The hesitation comes from thinking that you might say the wrong thing. There is no wrong thing. Just a pick a move. They're right there. You don't have more in the bathroom. :)

I mean this specifically for opening your brain. You literally CAN'T go wrong as the MC.

For me, anything I step away to plan for "opening your brain" is not gonna be as direct as something I just go with. It's the same in our Wave game. I have all day, literally, to come with weird ass apocalyptica. But it's always the weirdest and most direct if I drop whatever come to me right then.

But as you know, I'm that kinda GM anyway. My spur of the moment is always better than my prep. If you give me time to think about a move, you'll end up in a bomb office. :)

Oh, I follow you totally and agree. I'm talking about those times when you literally go blank, or get stumped. Naturally, a bathroom or tea or smoke break or whatever doesn't add moves to the list, but it certainly gives you time to examine them carefully, refer to your Fronts and make a selection without the pressure of the players staring down on you.

I do like the suggestion earlier of writing a little prep, "How might I do X move when someone fails on an open your brain roll..?" and jotting down some ideas.

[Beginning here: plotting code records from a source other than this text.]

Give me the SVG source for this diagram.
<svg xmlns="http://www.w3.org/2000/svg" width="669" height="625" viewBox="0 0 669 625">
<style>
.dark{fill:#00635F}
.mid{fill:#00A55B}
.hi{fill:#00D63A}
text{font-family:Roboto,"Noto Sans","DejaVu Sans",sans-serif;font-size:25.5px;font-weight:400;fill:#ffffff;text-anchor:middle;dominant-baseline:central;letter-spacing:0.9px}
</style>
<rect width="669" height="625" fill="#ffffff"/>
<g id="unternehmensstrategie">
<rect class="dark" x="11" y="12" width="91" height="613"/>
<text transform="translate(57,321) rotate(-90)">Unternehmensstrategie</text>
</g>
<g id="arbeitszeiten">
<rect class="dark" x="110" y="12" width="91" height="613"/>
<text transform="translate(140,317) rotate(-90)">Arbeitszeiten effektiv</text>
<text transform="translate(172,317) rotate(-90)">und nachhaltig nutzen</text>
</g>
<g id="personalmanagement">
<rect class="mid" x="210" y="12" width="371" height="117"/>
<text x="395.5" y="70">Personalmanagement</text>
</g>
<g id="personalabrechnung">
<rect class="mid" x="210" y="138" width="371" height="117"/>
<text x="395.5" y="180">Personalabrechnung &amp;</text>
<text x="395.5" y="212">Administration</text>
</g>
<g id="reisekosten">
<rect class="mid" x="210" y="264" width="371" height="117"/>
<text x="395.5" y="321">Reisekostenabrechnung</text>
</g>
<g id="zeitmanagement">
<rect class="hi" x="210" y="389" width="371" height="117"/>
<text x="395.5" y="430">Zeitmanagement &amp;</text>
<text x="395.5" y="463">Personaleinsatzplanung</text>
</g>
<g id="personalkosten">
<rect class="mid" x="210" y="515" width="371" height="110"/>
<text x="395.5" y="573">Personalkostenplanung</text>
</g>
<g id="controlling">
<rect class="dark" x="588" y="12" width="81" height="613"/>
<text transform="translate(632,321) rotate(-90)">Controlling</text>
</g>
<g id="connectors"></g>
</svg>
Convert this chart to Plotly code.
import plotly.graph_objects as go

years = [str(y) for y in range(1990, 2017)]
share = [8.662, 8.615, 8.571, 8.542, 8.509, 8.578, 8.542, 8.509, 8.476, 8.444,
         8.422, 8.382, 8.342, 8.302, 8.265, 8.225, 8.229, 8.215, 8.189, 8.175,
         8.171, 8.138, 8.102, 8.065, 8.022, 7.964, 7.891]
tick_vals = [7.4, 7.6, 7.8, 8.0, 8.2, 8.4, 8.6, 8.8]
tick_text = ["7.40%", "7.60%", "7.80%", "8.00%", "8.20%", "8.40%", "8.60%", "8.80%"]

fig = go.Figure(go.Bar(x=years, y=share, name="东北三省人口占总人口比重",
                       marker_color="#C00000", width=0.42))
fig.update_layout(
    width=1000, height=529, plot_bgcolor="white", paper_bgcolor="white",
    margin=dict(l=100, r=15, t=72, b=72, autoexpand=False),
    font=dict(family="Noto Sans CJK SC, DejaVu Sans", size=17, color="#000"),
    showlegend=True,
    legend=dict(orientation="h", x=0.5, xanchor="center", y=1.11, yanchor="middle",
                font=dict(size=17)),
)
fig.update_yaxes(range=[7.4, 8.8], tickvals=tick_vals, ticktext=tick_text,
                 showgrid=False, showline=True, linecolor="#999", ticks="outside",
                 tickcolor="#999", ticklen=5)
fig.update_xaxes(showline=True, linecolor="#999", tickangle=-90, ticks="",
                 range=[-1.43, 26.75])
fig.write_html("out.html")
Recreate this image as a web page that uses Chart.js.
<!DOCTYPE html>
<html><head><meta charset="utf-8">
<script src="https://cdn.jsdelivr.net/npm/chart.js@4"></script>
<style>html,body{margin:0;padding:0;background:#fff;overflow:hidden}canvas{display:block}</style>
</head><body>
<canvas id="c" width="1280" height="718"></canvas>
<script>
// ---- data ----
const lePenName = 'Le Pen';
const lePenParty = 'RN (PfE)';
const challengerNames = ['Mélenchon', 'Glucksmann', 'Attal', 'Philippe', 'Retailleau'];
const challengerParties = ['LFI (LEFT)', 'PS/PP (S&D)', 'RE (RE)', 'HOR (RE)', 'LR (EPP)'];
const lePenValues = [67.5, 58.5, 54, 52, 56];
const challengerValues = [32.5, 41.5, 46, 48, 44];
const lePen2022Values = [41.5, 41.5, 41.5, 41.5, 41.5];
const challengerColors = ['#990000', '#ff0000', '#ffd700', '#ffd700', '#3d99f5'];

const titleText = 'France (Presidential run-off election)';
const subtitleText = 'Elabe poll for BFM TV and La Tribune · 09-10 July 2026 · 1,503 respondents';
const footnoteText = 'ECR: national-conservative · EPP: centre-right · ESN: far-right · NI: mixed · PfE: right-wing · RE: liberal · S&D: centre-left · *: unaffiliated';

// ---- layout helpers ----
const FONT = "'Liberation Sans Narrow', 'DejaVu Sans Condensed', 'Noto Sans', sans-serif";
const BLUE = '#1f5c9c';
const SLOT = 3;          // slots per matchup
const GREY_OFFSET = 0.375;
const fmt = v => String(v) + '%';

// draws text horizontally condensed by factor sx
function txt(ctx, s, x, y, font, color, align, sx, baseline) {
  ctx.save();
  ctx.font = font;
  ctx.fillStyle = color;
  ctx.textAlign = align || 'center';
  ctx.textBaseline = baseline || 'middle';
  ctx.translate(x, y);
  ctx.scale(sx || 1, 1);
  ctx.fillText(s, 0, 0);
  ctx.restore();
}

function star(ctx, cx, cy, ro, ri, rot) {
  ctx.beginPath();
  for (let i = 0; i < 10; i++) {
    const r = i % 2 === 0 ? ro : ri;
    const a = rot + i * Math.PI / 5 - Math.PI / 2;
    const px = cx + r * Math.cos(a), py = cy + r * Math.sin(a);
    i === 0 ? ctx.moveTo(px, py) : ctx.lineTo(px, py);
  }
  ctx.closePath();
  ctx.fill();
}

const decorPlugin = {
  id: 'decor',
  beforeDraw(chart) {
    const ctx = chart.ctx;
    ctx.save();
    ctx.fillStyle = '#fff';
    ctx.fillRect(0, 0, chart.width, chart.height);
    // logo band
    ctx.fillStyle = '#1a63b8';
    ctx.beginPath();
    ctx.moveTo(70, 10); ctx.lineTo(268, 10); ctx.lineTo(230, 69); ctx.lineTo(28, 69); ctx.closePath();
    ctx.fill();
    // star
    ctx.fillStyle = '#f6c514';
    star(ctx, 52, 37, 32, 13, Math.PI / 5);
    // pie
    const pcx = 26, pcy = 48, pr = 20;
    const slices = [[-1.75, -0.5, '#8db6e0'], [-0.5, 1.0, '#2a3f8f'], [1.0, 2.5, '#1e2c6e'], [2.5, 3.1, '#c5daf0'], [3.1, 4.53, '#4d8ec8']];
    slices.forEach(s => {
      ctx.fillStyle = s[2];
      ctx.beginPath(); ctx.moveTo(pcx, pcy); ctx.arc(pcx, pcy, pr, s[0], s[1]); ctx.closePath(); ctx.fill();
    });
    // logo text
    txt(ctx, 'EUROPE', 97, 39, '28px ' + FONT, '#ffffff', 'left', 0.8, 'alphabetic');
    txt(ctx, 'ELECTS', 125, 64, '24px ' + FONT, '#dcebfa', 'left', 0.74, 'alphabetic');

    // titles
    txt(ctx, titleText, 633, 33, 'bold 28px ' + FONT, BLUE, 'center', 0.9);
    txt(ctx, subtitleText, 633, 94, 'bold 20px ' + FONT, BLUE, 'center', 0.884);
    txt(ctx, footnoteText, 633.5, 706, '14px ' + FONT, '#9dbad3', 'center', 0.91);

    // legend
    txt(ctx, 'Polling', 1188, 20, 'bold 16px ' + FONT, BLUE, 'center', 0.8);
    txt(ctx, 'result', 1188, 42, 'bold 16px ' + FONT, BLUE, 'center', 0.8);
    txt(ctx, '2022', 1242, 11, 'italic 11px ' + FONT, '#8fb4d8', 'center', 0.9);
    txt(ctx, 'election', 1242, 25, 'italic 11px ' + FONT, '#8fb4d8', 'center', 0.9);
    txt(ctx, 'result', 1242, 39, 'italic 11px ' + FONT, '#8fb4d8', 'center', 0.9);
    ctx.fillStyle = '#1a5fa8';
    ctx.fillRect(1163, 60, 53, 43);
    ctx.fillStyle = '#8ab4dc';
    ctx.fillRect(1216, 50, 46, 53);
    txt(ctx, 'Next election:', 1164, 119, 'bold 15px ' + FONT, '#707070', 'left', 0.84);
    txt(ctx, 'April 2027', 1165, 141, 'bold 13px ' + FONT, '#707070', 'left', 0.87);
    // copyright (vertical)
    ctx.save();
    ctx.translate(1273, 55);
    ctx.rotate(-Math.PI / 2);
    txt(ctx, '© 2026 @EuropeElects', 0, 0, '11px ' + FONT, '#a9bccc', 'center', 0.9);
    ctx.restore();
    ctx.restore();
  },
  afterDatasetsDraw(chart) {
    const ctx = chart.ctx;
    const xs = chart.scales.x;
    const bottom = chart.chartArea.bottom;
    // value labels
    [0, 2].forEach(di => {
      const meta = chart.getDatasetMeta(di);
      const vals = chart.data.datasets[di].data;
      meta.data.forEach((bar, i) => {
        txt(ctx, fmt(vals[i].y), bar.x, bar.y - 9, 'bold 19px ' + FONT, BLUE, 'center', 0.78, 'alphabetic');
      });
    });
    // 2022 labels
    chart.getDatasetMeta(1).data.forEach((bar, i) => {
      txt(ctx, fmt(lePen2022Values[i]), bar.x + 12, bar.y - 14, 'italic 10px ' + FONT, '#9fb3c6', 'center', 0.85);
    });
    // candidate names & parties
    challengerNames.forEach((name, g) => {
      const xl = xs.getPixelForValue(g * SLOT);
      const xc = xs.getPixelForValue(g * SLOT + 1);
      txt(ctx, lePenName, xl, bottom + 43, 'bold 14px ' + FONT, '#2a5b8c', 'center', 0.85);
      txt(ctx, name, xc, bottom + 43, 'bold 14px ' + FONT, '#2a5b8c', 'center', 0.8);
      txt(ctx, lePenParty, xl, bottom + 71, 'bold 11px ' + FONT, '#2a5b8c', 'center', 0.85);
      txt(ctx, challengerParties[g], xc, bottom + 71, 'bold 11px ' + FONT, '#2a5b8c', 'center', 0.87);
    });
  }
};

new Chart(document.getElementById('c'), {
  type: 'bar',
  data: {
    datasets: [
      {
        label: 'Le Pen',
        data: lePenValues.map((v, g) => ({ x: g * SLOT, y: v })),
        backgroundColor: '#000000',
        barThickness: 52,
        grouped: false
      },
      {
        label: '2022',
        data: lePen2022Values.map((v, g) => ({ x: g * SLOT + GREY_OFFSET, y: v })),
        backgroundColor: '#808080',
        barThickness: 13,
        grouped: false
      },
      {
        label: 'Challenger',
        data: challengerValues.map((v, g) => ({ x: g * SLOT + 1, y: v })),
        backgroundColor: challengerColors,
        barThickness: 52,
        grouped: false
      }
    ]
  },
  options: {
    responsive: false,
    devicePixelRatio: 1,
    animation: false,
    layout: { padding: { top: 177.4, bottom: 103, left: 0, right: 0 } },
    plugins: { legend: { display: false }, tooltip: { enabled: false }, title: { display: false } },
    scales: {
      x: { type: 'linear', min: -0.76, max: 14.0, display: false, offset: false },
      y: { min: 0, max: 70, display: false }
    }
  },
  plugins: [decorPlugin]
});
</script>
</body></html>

That's a good way to elaborate and mitigate the breaks in the game.

And, since you mentioned the Wave game, it reminded me: ask the players what they think, or open up the floor for input. I failed a roll with Jasper one time and you were like, "Oh, you get stuck in the mud." And, I'm like, "No way. How about the hatch flies open and I have a hard choice, lose the cargo or not?"

I think the move is: sometimes, disclaim decision making by putting it in the player's hands. I think this goes for failed rolls too.

Aside: office bombs. :) Ha!

Re: Opening your brain and missing
« Reply #14 on: August 16, 2010, 02:32:32 PM »
One of my favorite things with missed moves is to give them just what they want PLUS. So if it's a gunlugger getting all violent, tell them how the malestrom floods them with violence, power, strength, and energy. Then let them know they can go aggro with a 10+ right now, as long as they don't mind going aggor on everyone in the room, including the innocent bystanders.